Start RECORDS
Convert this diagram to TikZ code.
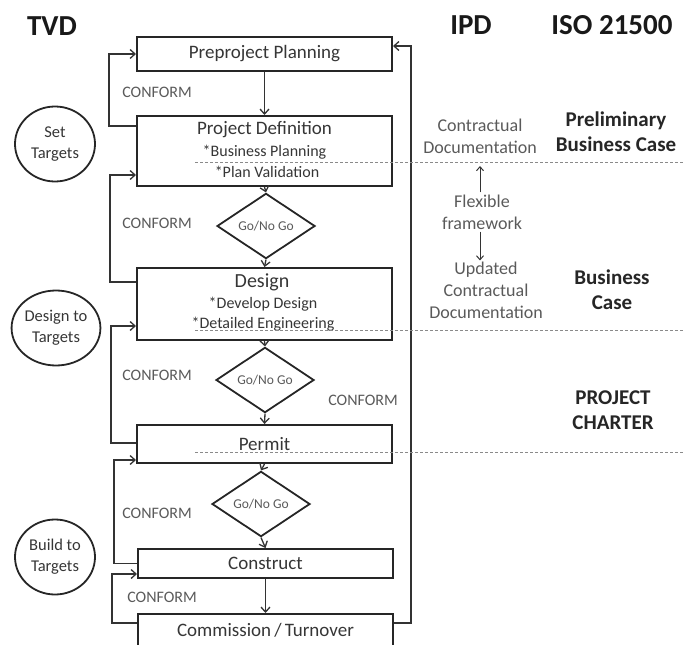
\documentclass[tikz,border=0pt]{standalone}
\usepackage{fontspec}
\setmainfont{Carlito}
\usetikzlibrary{shapes.geometric,arrows.meta,calc}
\definecolor{boxtxt}{HTML}{363636}
\definecolor{graytxt}{HTML}{5A5A5A}
\definecolor{dashc}{HTML}{8A8A8A}
\begin{document}
\begin{tikzpicture}[x=1pt,y=-1pt,
  box/.style={draw=black!85,line width=2pt,minimum width=255pt,inner sep=0pt,align=center,text=boxtxt,font=\fontsize{19}{21}\selectfont},
  boxt/.style={text=boxtxt,inner sep=0pt},
  dia/.style={diamond,draw=black!85,line width=1.8pt,minimum width=98pt,minimum height=44pt,inner sep=0pt,font=\fontsize{13.5}{14}\selectfont,text=black!65},
  arr/.style={line width=1.3pt,draw=black!80,-{Straight Barb[length=5pt,width=9pt,line width=1.3pt]}},
  sarr/.style={line width=1pt,draw=black!80,-{Straight Barb[length=4pt,width=7pt,line width=1pt]}},
  conf/.style={font=\fontsize{16}{16}\selectfont,text=graytxt,inner sep=0pt},
  circ/.style={ellipse,draw=black!85,line width=1.8pt,minimum width=80pt,minimum height=75pt,inner sep=0pt,align=center,font=\fontsize{16.5}{21}\selectfont,text=boxtxt},
  ttl/.style={font=\fontsize{29}{30}\bfseries\selectfont,text=black!90,inner sep=0pt},
  bld/.style={font=\fontsize{21}{25}\bfseries\selectfont,text=black!85,align=center,inner sep=0pt},
  gry/.style={font=\fontsize{18}{22}\selectfont,text=graytxt,align=center,inner sep=0pt},
  dsh/.style={draw=dashc,line width=1pt,dash pattern=on 3pt off 2pt}
]
\useasboundingbox (0,0) rectangle (684,644);

% titles
\node[ttl] (tvd) at (52,26) {TVD};
\node[ttl] (ipd) at (471,25) {IPD};
\node[ttl] (iso) at (612,25) {ISO 21500};

% boxes
\node[box,minimum height=34pt] (pp) at (264.5,54) {Preproject Planning};
\node[box,minimum height=70pt] (pd) at (264.5,151) {};
\node[boxt,font=\fontsize{19}{21}\selectfont] (pdt) at (264.5,130) {Project Definition};
\node[boxt,font=\fontsize{16}{18}\selectfont] (pdb) at (264.5,152) {*Business Planning};
\node[boxt,font=\fontsize{16}{18}\selectfont] (pdv) at (267,172) {*Plan Validation};

\node[dia] (d1) at (266,226) {Go/No Go};

\node[box,minimum height=72pt] (de) at (264.5,304) {};
\node[boxt,font=\fontsize{20}{21}\selectfont] (det) at (262,282) {Design};
\node[boxt,font=\fontsize{16}{18}\selectfont] (ded) at (263,304) {*Develop Design};
\node[boxt,font=\fontsize{16}{18}\selectfont] (dee) at (263,324) {*Detailed Engineering};

\node[dia] (d2) at (265,380) {Go/No Go};

\node[box,minimum height=38pt] (pe) at (264.5,444) {Permit};

\node[dia] (d3) at (261,504) {Go/No Go};

\node[box,minimum height=29pt] (co) at (265.5,563.5) {Construct};
\node[box,minimum height=40pt,anchor=north] (cm) at (265.5,613) {};
\node[boxt,font=\fontsize{19}{21}\selectfont] (cmt) at (265.5,630) {Commission\,/\,Turnover};

% circles
\node[circ] (c1) at (55,144) {Set\\Targets};
\node[circ] (c2) at (56,328) {Design to\\Targets};
\node[circ] (c3) at (55,557) {Build to\\Targets};

% main flow arrows
\draw[arr] (pp.south) -- (pd.north);
\draw[arr] (pd.south) -- (d1.north);
\draw[arr] (d1.south) -- (de.north);
\draw[arr] (de.south) -- (d2.north);
\draw[arr] (d2.south) -- (pe.north);
\draw[arr] (pe.south) -- (d3.north);
\draw[arr] (d3.south) -- (co.north);
\draw[arr] (co.south) -- (cm.north);

% conform loops
\draw[arr] ($(pd.north west)+(0,11)$) -- ++(-27,0) |- (pp.west);
\draw[arr] ($(de.north west)+(0,15)$) -- ++(-26,0) |- ($(pd.south west)+(0,-12)$);
\draw[arr] ($(pe.west)+(0,-1)$) -- ++(-25,0) |- ($(de.south west)+(0,-15)$);
\draw[arr] (co.west) -- ++(-23,0) |- ($(pe.south west)+(0,-4)$);
\draw[arr] ($(cm.north west)+(0,10)$) -- ++(-25,0) |- ($(co.south west)+(0,-5)$);
\draw[arr] ($(cm.north east)+(0,10)$) -- ++(17,0) |- ($(pp.north east)+(0,10)$);

% CONFORM labels
\node[conf] (k1) at (157,92) {CONFORM};
\node[conf] (k2) at (157,223) {CONFORM};
\node[conf] (k3) at (157,375) {CONFORM};
\node[conf] (k4) at (363,400) {CONFORM};
\node[conf] (k5) at (157,513) {CONFORM};
\node[conf] (k6) at (162,597) {CONFORM};

% dashed separators
\coordinate (s1a) at (195,163); \coordinate (s1b) at (684,163);
\coordinate (s2a) at (195,330); \coordinate (s2b) at (684,330);
\coordinate (s3a) at (195,452); \coordinate (s3b) at (684,452);
\draw[dsh] (s1a) -- (s1b);
\draw[dsh] (s2a) -- (s2b);
\draw[dsh] (s3a) -- (s3b);

% IPD column
\node[gry] (cd) at (480,136) {Contractual\\Documentation};
\node[gry] (fx) at (482,212) {Flexible\\framework};
\node[gry] (ud) at (486,290) {Updated\\Contractual\\Documentation};
\coordinate (upend) at (480,166);
\draw[sarr] ($(fx.north)+(-2,-2)$) -- (upend);
\draw[sarr] ($(fx.south)+(-2,2)$) -- ($(ud.north)+(-6,-1)$);

% ISO column
\node[bld] (pbc) at (616,132) {Preliminary\\Business Case};
\node[bld] (bc) at (612,290) {Business\\Case};
\node[bld] (pc) at (613,410) {PROJECT\\CHARTER};
\end{tikzpicture}
\end{document}
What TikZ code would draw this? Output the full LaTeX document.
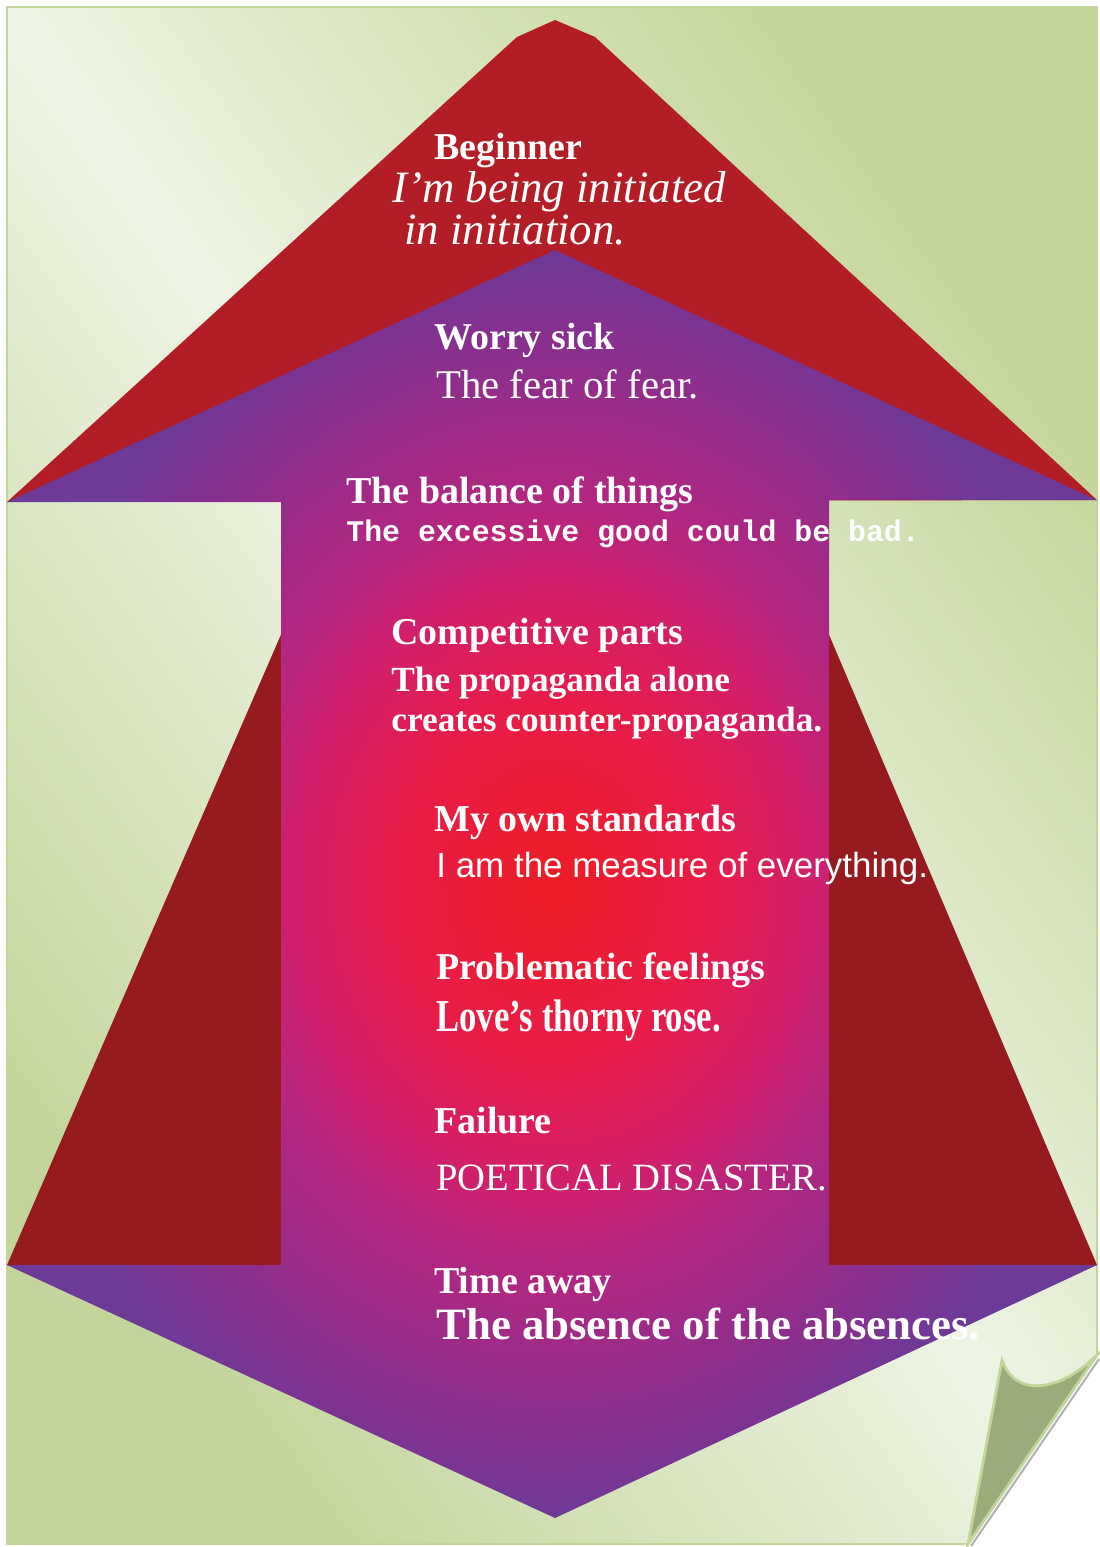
\documentclass[tikz,border=0pt]{standalone}
\usepackage{fontspec}
\setmainfont{Liberation Serif}
\newfontfamily\monofont{Liberation Mono}
\newfontfamily\arialfont{Liberation Sans}
\newfontfamily\narrowfont[FakeStretch=0.76]{Liberation Serif}
\usetikzlibrary{positioning}

\definecolor{pagelight}{HTML}{EEF4E4}
\definecolor{pagedark}{HTML}{C3D59A}
\definecolor{pageedge}{HTML}{C2D69A}
\definecolor{flapgreen}{HTML}{9BAB7A}
\definecolor{topred}{HTML}{B31D25}
\definecolor{sidered}{HTML}{971A1F}
\definecolor{glow0}{HTML}{ED1C24}
\definecolor{glow1}{HTML}{E91C48}
\definecolor{glow2}{HTML}{D01F6C}
\definecolor{glow3}{HTML}{B42680}
\definecolor{glow4}{HTML}{84308F}
\definecolor{glow5}{HTML}{6E3A98}

\pgfdeclareradialshading{arrowglow}{\pgfpoint{0bp}{0bp}}{%
  color(0bp)=(glow0); color(7bp)=(glow1); color(12bp)=(glow2);
  color(15bp)=(glow3); color(22bp)=(glow4); color(25bp)=(glow5);
  color(50bp)=(glow5)}

\begin{document}
\begin{tikzpicture}[x=0.02cm, y=-0.02cm,
    head/.style={anchor=base west, inner sep=0pt, text=white, font=\bfseries\fontsize{21.6}{26}\selectfont},
    quote/.style={anchor=base west, inner sep=0pt, text=white},
    paper/.style={draw=pageedge, line width=1pt}
]
    \useasboundingbox (0,0) rectangle (1099,1547);

    % Page with curled corner
    \shade [paper, top color=pagedark, bottom color=pagedark, middle color=pagelight, shading angle=-54.6]
        (7,7) -- (1097,7) -- (1097,1355) -- (968,1544) -- (7,1544) -- cycle;
    \draw [gray!60, line width=1.2pt] (1099,1359) -- (971,1546);
    \filldraw [fill=flapgreen, draw=pageedge, line width=1.6pt]
        (1002,1360) .. controls (1015,1398) and (1060,1392) .. (1097,1355) -- (968,1544) -- cycle;

    % Side wings and tip
    \fill [sidered] (7,1265) -- (283,630) -- (283,1265) -- cycle;
    \fill [sidered] (1097,1265) -- (827,630) -- (827,1265) -- cycle;
    \fill [topred] (7,502) -- (517,37) -- (555,20) -- (595,37) -- (1097,500) -- cycle;

    % Arrow body
    \shade [shading=arrowglow]
        (555,250) -- (1097,500) -- (829,500) -- (829,1265) -- (1097,1265) -- (555,1518)
        -- (7,1265) -- (281,1265) -- (281,502) -- (7,502) -- cycle;

    % Stages
    \node [head] (beginner) at (434,160) {Beginner};
    \node [quote, font=\itshape\fontsize{25.5}{30}\selectfont] (initiated) at (392,203) {I’m being initiated};
    \node [quote, font=\itshape\fontsize{25.5}{30}\selectfont] (initiation) at (404,245) {in initiation.};

    \node [head] (worry) at (434,349) {Worry sick};
    \node [quote, font=\fontsize{23.2}{28}\selectfont] (fear) at (436,398) {The fear of fear.};

    \node [head] (balance) at (346,503) {The balance of things};
    \node [quote, font=\monofont\bfseries\fontsize{17}{20}\selectfont] (excess) at (346,541) {The excessive good could be bad.};

    \node [head] (competitive) at (391,644) {Competitive parts};
    \node [quote, font=\bfseries\fontsize{20.1}{24}\selectfont] (propaganda) at (391,691) {The propaganda alone};
    \node [quote, font=\bfseries\fontsize{20.1}{24}\selectfont] (counter) at (391,731) {creates counter-propaganda.};

    \node [head] (standards) at (434,831) {My own standards};
    \node [quote, font=\arialfont\fontsize{19.9}{24}\selectfont] (measure) at (436,877) {I am the measure of everything.};

    \node [head] (feelings) at (436,979) {Problematic feelings};
    \node [quote, font=\narrowfont\bfseries\fontsize{26}{30}\selectfont] (rose) at (436,1031) {Love’s thorny rose.};

    \node [head] (failure) at (434,1133) {Failure};
    \node [quote, font=\fontsize{22}{26}\selectfont] (disaster) at (436,1190) {POETICAL DISASTER.};

    \node [head] (timeaway) at (434,1293) {Time away};
    \node [quote, font=\bfseries\fontsize{25.5}{30}\selectfont] (absence) at (436,1339) {The absence of the absences.};

\end{tikzpicture}
\end{document}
End RECORDS
Show each line of the listing that holds the string "code".

_WRITTEN SOLUTION_
Convert this diagram to TikZ code.
What TikZ code would draw this? Output the full LaTeX document.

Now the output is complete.